# DIRECTIONS FOR THIS TASK:
Below are entries. Give back exactly the lines from the one containing "Rebuild this chart" through the one containing "W, H = 825, 398", inclusive, without the pictures.

------------------------------

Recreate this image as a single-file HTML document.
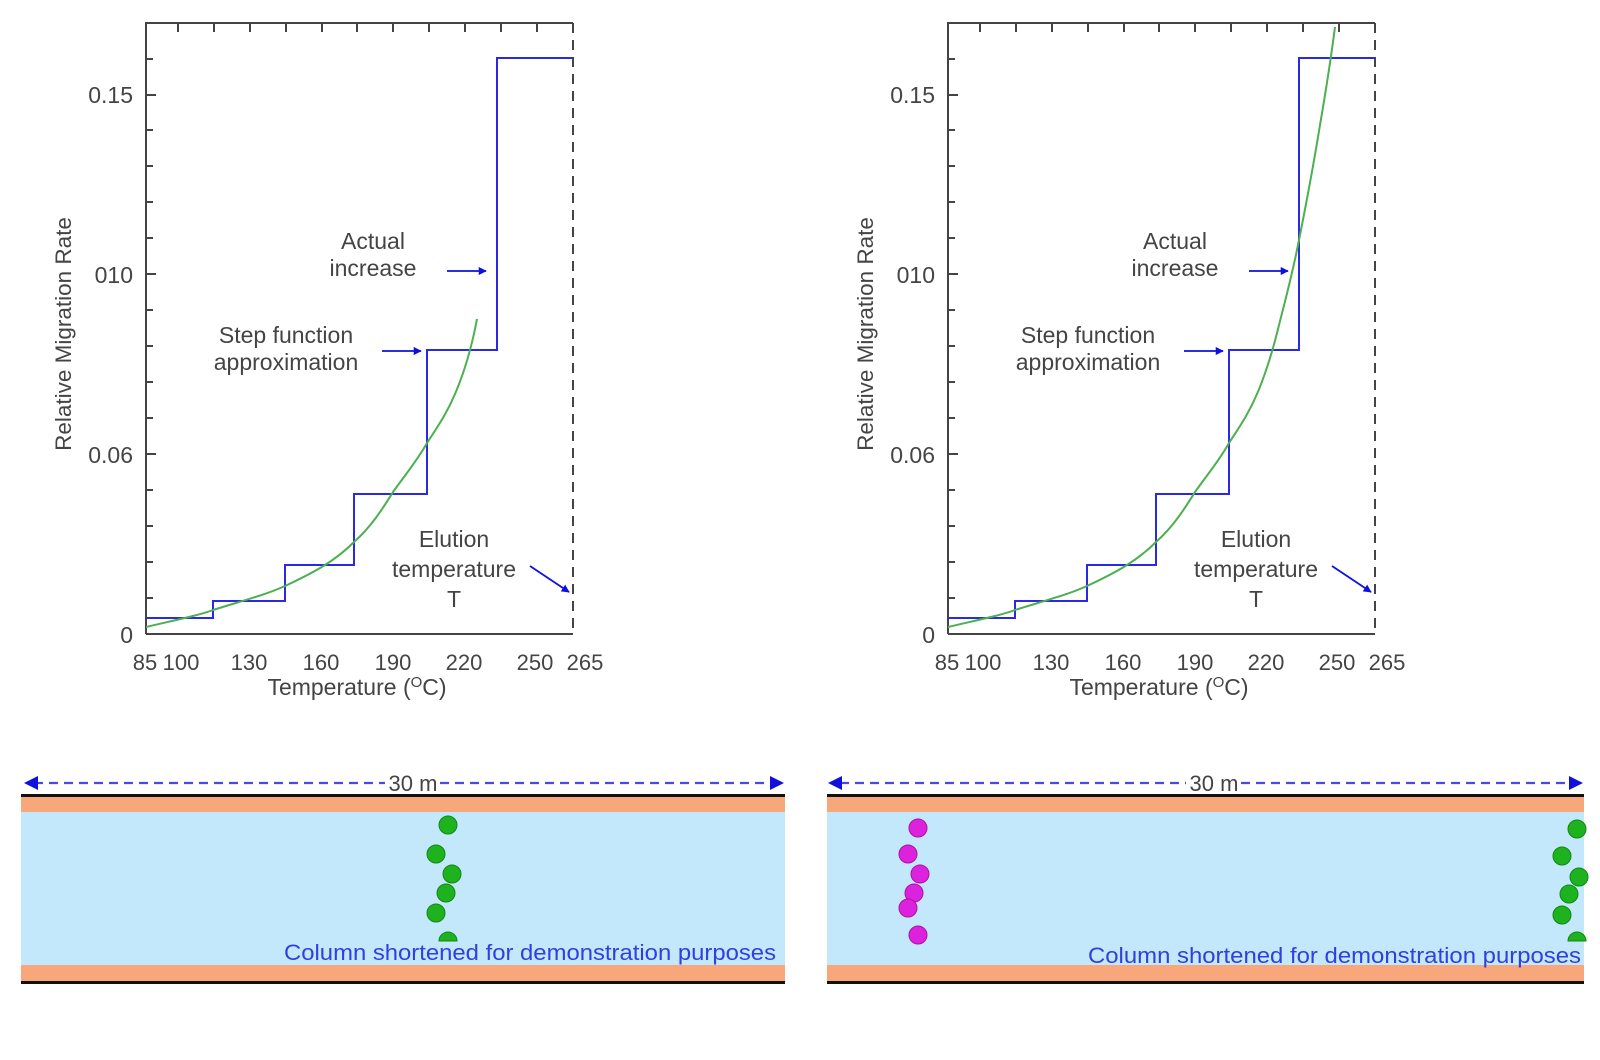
<!DOCTYPE html>
<html><head><meta charset="utf-8"><style>
html,body{margin:0;padding:0;background:#fff;}
svg{display:block;font-family:"Liberation Sans",Arial,sans-serif;}
</style></head><body>
<svg width="1600" height="1060" viewBox="0 0 1600 1060" xmlns="http://www.w3.org/2000/svg">
<defs>
<marker id="ah" viewBox="0 0 10 10" refX="9" refY="5" markerWidth="4.5" markerHeight="4.5" orient="auto"><path d="M0,0L10,5L0,10z" fill="#1010dd"/></marker>
<g id="chart">
  <path d="M146,634 L146,23 L573,23" fill="none" stroke="#444" stroke-width="2"/>
  <line x1="146" y1="634" x2="573" y2="634" stroke="#444" stroke-width="2"/>
  <line x1="573" y1="23" x2="573" y2="634" stroke="#444" stroke-width="2" stroke-dasharray="10,7"/>
  <g stroke="#444" stroke-width="2">
    <line x1="146" y1="598" x2="153" y2="598"/><line x1="146" y1="562" x2="153" y2="562"/>
    <line x1="146" y1="526" x2="153" y2="526"/><line x1="146" y1="490" x2="153" y2="490"/>
    <line x1="146" y1="454" x2="156" y2="454"/><line x1="146" y1="418" x2="153" y2="418"/>
    <line x1="146" y1="382" x2="153" y2="382"/><line x1="146" y1="346" x2="153" y2="346"/>
    <line x1="146" y1="310" x2="153" y2="310"/><line x1="146" y1="274" x2="156" y2="274"/>
    <line x1="146" y1="238" x2="153" y2="238"/><line x1="146" y1="202" x2="153" y2="202"/>
    <line x1="146" y1="166" x2="153" y2="166"/><line x1="146" y1="130" x2="153" y2="130"/>
    <line x1="146" y1="95" x2="156" y2="95"/><line x1="146" y1="59" x2="153" y2="59"/>
    <line x1="178" y1="23" x2="178" y2="32"/><line x1="214" y1="23" x2="214" y2="32"/>
    <line x1="250" y1="23" x2="250" y2="32"/><line x1="286" y1="23" x2="286" y2="32"/>
    <line x1="322" y1="23" x2="322" y2="32"/><line x1="357" y1="23" x2="357" y2="32"/>
    <line x1="393" y1="23" x2="393" y2="32"/><line x1="429" y1="23" x2="429" y2="32"/>
    <line x1="465" y1="23" x2="465" y2="32"/><line x1="501" y1="23" x2="501" y2="32"/>
    <line x1="537" y1="23" x2="537" y2="32"/>
  </g>
  <g font-size="23" fill="#444" text-anchor="end">
    <text x="133" y="103">0.15</text><text x="133" y="283">010</text>
    <text x="133" y="463">0.06</text><text x="133" y="643">0</text>
  </g>
  <g font-size="22" fill="#444" text-anchor="middle">
    <text x="145" y="670">85</text><text x="181" y="670">100</text><text x="249" y="670">130</text>
    <text x="321" y="670">160</text><text x="393" y="670">190</text><text x="464" y="670">220</text>
    <text x="535" y="670">250</text><text x="585" y="670">265</text>
    <text x="357" y="695" font-size="23">Temperature (<tspan font-size="15" dy="-8">O</tspan><tspan dy="8">C)</tspan></text>
  </g>
  <text transform="translate(71,334) rotate(-90)" font-size="22.5" fill="#444" text-anchor="middle">Relative Migration Rate</text>
  <path d="M146,618 L213,618 L213,601 L285,601 L285,565 L354,565 L354,494 L427,494 L427,350 L497,350 L497,58 L573,58" fill="none" stroke="#2a2ae6" stroke-width="2"/>
  <g font-size="23" fill="#444" text-anchor="middle">
    <text x="373" y="249">Actual</text><text x="373" y="276">increase</text>
    <text x="286" y="343">Step function</text><text x="286" y="370">approximation</text>
    <text x="454" y="547">Elution</text><text x="454" y="577">temperature</text><text x="454" y="607">T</text>
  </g>
  <g stroke="#1010dd" stroke-width="1.8" fill="none" marker-end="url(#ah)">
    <line x1="447" y1="271" x2="486" y2="271"/>
    <line x1="382" y1="351" x2="421" y2="351"/>
    <line x1="530" y1="566" x2="569" y2="592"/>
  </g>
</g>
</defs>

<use href="#chart"/>
<path d="M146,627 C180,619 200,615 213,610 C245,600 265,595 285,586 C315,572 335,561 354,542 C372,526 383,508 393,492 C405,475 417,461 427,443 C438,426 447,413 455,394 C464,373 471,351 477,319" fill="none" stroke="#4caf50" stroke-width="2"/>

<g transform="translate(802,0)">
<use href="#chart"/>
<path d="M146,627 C180,619 200,615 213,610 C245,600 265,595 285,586 C315,572 335,561 354,542 C372,526 383,508 393,492 C405,475 417,461 427,443 C438,426 447,413 455,394 C464,373 471,350 477,325 C484,298 490,275 496,245 C504,205 511,168 518,125 C524,90 529,58 533,27" fill="none" stroke="#4caf50" stroke-width="2"/>
</g>

<g transform="translate(0,1)">
<rect x="21" y="795" width="764" height="187" fill="#c3e8fb"/>
<rect x="21" y="795" width="764" height="16" fill="#f7a77a"/>
<rect x="21" y="964" width="764" height="17" fill="#f7a77a"/>
<rect x="21" y="793" width="764" height="3" fill="#111"/>
<rect x="21" y="980" width="764" height="3" fill="#111"/>
<rect x="827" y="795" width="757" height="187" fill="#c3e8fb"/>
<rect x="827" y="795" width="757" height="16" fill="#f7a77a"/>
<rect x="827" y="964" width="757" height="17" fill="#f7a77a"/>
<rect x="827" y="793" width="757" height="3" fill="#111"/>
<rect x="827" y="980" width="757" height="3" fill="#111"/>
</g>
<g stroke="#4a4ae0" stroke-width="2.2" stroke-dasharray="9,6">
  <line x1="34" y1="783" x2="385" y2="783"/><line x1="440" y1="783" x2="772" y2="783"/>
  <line x1="840" y1="783" x2="1186" y2="783"/><line x1="1241" y1="783" x2="1572" y2="783"/>
</g>
<g fill="#1010dd">
  <path d="M24,783 L38,776 L38,790z"/><path d="M784,783 L770,776 L770,790z"/>
  <path d="M828,783 L842,776 L842,790z"/><path d="M1583,783 L1569,776 L1569,790z"/>
</g>
<g font-size="22" fill="#444" text-anchor="middle">
  <text x="413" y="791">30 m</text><text x="1214" y="791">30 m</text>
</g>
<g transform="translate(0,-3)">
<g fill="#1fb21f" stroke="#118811" stroke-width="1">
  <circle cx="448" cy="828" r="9"/><circle cx="436" cy="857" r="9"/><circle cx="452" cy="877" r="9"/>
  <circle cx="446" cy="896" r="9"/><circle cx="436" cy="916" r="9"/><path d="M439,944 A9,9 0 0 1 457,944z"/>
  <circle cx="1577" cy="832" r="9"/><circle cx="1562" cy="859" r="9"/><circle cx="1579" cy="880" r="9"/>
  <circle cx="1569" cy="897" r="9"/><circle cx="1562" cy="918" r="9"/><path d="M1568,944 A9,9 0 0 1 1586,944z"/>
</g>
<g fill="#dd22dd" stroke="#aa11aa" stroke-width="1">
  <circle cx="918" cy="831" r="9"/><circle cx="908" cy="857" r="9"/><circle cx="920" cy="877" r="9"/>
  <circle cx="914" cy="896" r="9"/><circle cx="908" cy="911" r="9"/><circle cx="918" cy="938" r="9"/>
</g>
</g>
<g font-size="22" fill="#2f3fe0" text-anchor="end">
  <text x="776" y="960" textLength="492" lengthAdjust="spacingAndGlyphs">Column shortened for demonstration purposes</text>
  <text x="1581" y="963" textLength="493" lengthAdjust="spacingAndGlyphs">Column shortened for demonstration purposes</text>
</g>
</svg>
</body></html>
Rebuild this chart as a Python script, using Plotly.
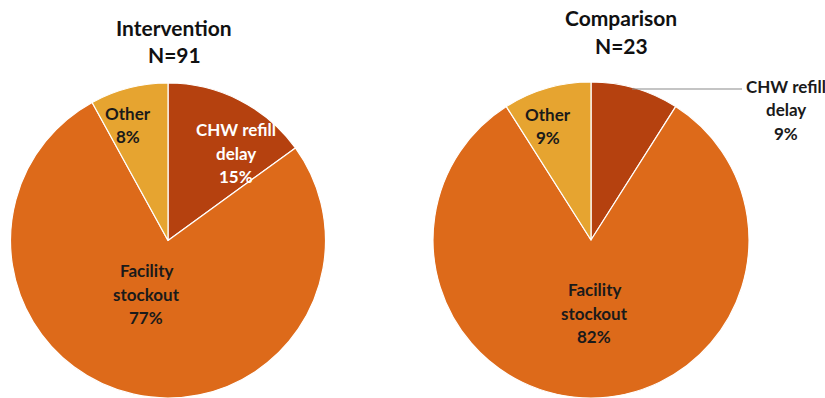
import plotly.graph_objects as go

W, H = 825, 398

categories = ["CHW refill delay", "Facility stockout", "Other"]
intervention_values = [15, 77, 8]
comparison_values = [9, 82, 9]
titles = [("Intervention", "N=91"), ("Comparison", "N=23")]
colors = ["#B5410F", "#DD6A1A", "#E6A430"]

def px(x, y):
    return x / W, 1 - y / H

fig = go.Figure()
fig.add_trace(go.Pie(
    labels=categories, values=intervention_values, sort=False,
    direction="clockwise", rotation=0,
    marker=dict(colors=colors, line=dict(color="white", width=1.2)),
    textinfo="none", hoverinfo="label+percent", showlegend=False,
    domain=dict(x=[10 / W, 326 / W], y=[0, 1 - 83 / H]),
))
fig.add_trace(go.Pie(
    labels=categories, values=comparison_values, sort=False,
    direction="clockwise", rotation=0,
    marker=dict(colors=colors, line=dict(color="white", width=1.2)),
    textinfo="none", hoverinfo="label+percent", showlegend=False,
    domain=dict(x=[432 / W, 750 / W], y=[0, 1 - 82 / H]),
))

FONT = "Lato"
ann = []

def add_text(lines, cx, cy, color, size=17, spacing=23.5):
    n = len(lines)
    for i, t in enumerate(lines):
        y = cy + (i - (n - 1) / 2) * spacing
        x0, y0 = px(cx, y)
        ann.append(dict(x=x0, y=y0, xref="paper", yref="paper", text="<b>%s</b>" % t,
                        showarrow=False, xanchor="center", yanchor="middle",
                        font=dict(family=FONT, size=size, color=color)))

# titles
add_text(list(titles[0]), 174, 41, "#111111", size=21, spacing=28)
add_text(list(titles[1]), 621, 32, "#111111", size=21, spacing=28)

def pct(v, vals):
    return "%d%%" % round(100 * v / sum(vals))

iv, cv = intervention_values, comparison_values
add_text(["CHW refill", "delay", pct(iv[0], iv)], 236, 153, "white")
add_text(["Other", pct(iv[2], iv)], 128, 125, "#1a1a1a")
add_text(["Facility", "stockout", pct(iv[1], iv)], 146, 294, "#1a1a1a")

add_text(["Other", pct(cv[2], cv)], 548, 126, "#1a1a1a")
add_text(["Facility", "stockout", pct(cv[1], cv)], 594, 313, "#1a1a1a")
add_text(["CHW refill", "delay", pct(cv[0], cv)], 786, 110, "#1a1a1a")

fig.update_layout(
    width=W, height=H, margin=dict(l=0, r=0, t=0, b=0),
    paper_bgcolor="white", plot_bgcolor="white",
    annotations=ann,
    shapes=[dict(type="line", xref="paper", yref="paper",
                 x0=632 / W, x1=742 / W, y0=1 - 89 / H, y1=1 - 89 / H,
                 line=dict(color="#8a8a8a", width=1.2))],
)

fig.write_html("out.html")
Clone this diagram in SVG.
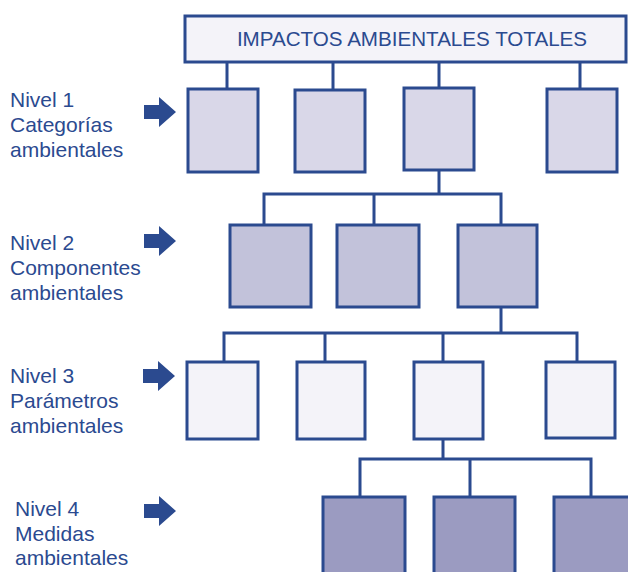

------------------------------

# TASK ANSWER:
Rebuild this chart as a Python script, using Plotly.
import plotly.graph_objects as go

W, H = 825, 398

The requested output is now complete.